Environmentally-conscious groups attended Student Assembly’s meeting to support the Green Fund.
The proposal for a university Green Fund was presented at the Student Assembly meeting on Monday, Jan. 29.
Presiding over the meeting was a large number of student audience members who came out to support the initiative.
This group in the audience belonged to CNU’s Green Team, Roots & Shoots, and students in environmental leadership courses.
Monday’s meeting opened with an address from Student Assembly President Kenneth Kidd, which led right into the Green Fund proposal. The proposal was presented to the delegates and audience by June Laffey and delegate Svetlana Gureyeva.
The purpose of the Green Fund, says Laffey, is to “obtain capital necessary to [perform] green and sustainability projects on campus.”
The goals of the Fund are to “transform Christopher Newport University into a more sustainable campus for students and faculty to work, learn and live; to ensure that beneficial and profitable sustainability initiatives do not go unfunded due to monetary constraints; to transform Christopher Newport University into a leader in sustainability and a model for other small, liberal arts colleges; to promote collaboration between faculty, students and professors; and to promote sustainable behavior and educate Christopher Newport University and the Newport News community on sustainability.”

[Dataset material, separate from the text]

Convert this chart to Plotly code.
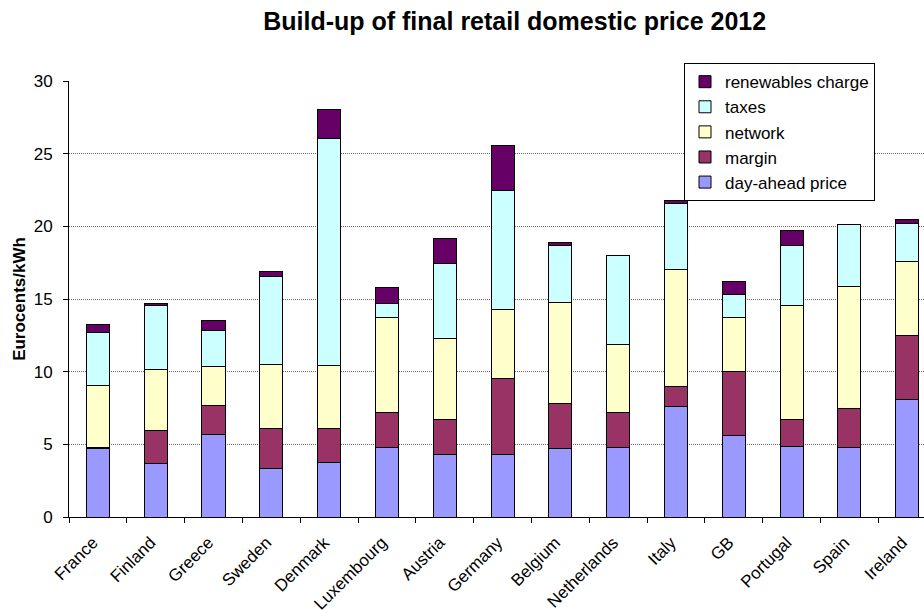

According to the presentation, CNU’s need for a Green Fund comes from a lack of an official sustainability budget on CNU’s campus, to improve the current campus recycling rate of eight percent and to match up to the sustainability expectations of other colleges and universities statewide where CNU is not matching up.
One point in particular that was brought to attention is that several colleges have students pay an annual fee that puts money into a university green fund. An example was that William and Mary has students pay $15 per semester for their green fund.
In the survey, 89.2 percent of students said they would support a two to three dollar fee for a campus Green Fund.
Students voiced their opinions for the need of a Green Fund with a Student Assembly backed petition, which gathered 546 signatures in one year, as well as an independent survey from Dr. Benjamin Redekop’s environmental leadership course, which included 583 responses within a two week period.
Project ideas within the survey included refillable water bottle stations, a campus-wide recycling program, reusable to-go boxes, an electric car charging station and revitalizing the East Campus garden.
Laffey and Gureyeva included that with the aforementioned details of the Green Fund, the proposal is malleable and open to comments and suggestions that students give. They also included that even if the Green Fund proposal is approved, it will not be put in place instantly. The plan may take a few years to go through different phases of review before it is implemented.
At the conclusion of the proposal, the floor was opened to delegates then audience members to voice their opinions and concerns. Four audience members spoke up with words of support, the speakers included members of Roots and Shoots and student supporters.
Students are always encouraged to attend Student Assembly meetings or to stop by the Student Assembly office on the third floor of the David Student Union.